I ordered an Amazon Echo as soon as it was announced. Privacy concerns aside, a device like this could be the perfect UI for a smart home. My main interest in the Echo was (and remains) developing for it. Could I ask it about the status of my backups? Turn on lights and air conditioning? Use it to verbally send email while cooking? The possibilities were enticing.
I signed up for the beta API here:
https://developer.amazon.com/public/solutions/devices/echo
This week I got the below email. It promises access, but only if I agree to an NDA. I was planning to do all of my development on GitHub, permissively licensed (or public domain), and of course I'd want to get feedback and ideas from friends and other developers. It also makes me question how friendly the Echo will be to hackers and open development in the future — do I really want to invest my time in it?
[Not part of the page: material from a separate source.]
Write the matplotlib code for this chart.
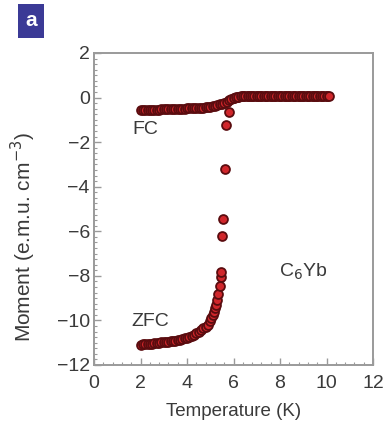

I understand that NDAs have their place, but I don't think this is one. I have experience developing for Apple devices, where any information relating to prerelease OSs is covered by NDA, and it's easy to find questions on Stack Overflow where someone asks an innocent question and is immediately shot down by another developer: "This API is embargoed." I don't want to encourage that spirit in the developer community.
Have any other developers signed up and gotten this email? If you were in this situation, would you fight it?
The email and NDA: https://gist.github.com/Sidnicious/c0483c73653b3c2c619f
Generally these are big B2B partnerships.
They might go public eventually with it, but until then most people will probably experience this.
Source: Have run (and do currently help run) a couple of private API programs for large companies.
EDIT: Part of the reason they are doing it is because their API might be crap right now, or rife with potential security/use case holes. They don't want open apps out there either yet. Basically they are trying to control the experience.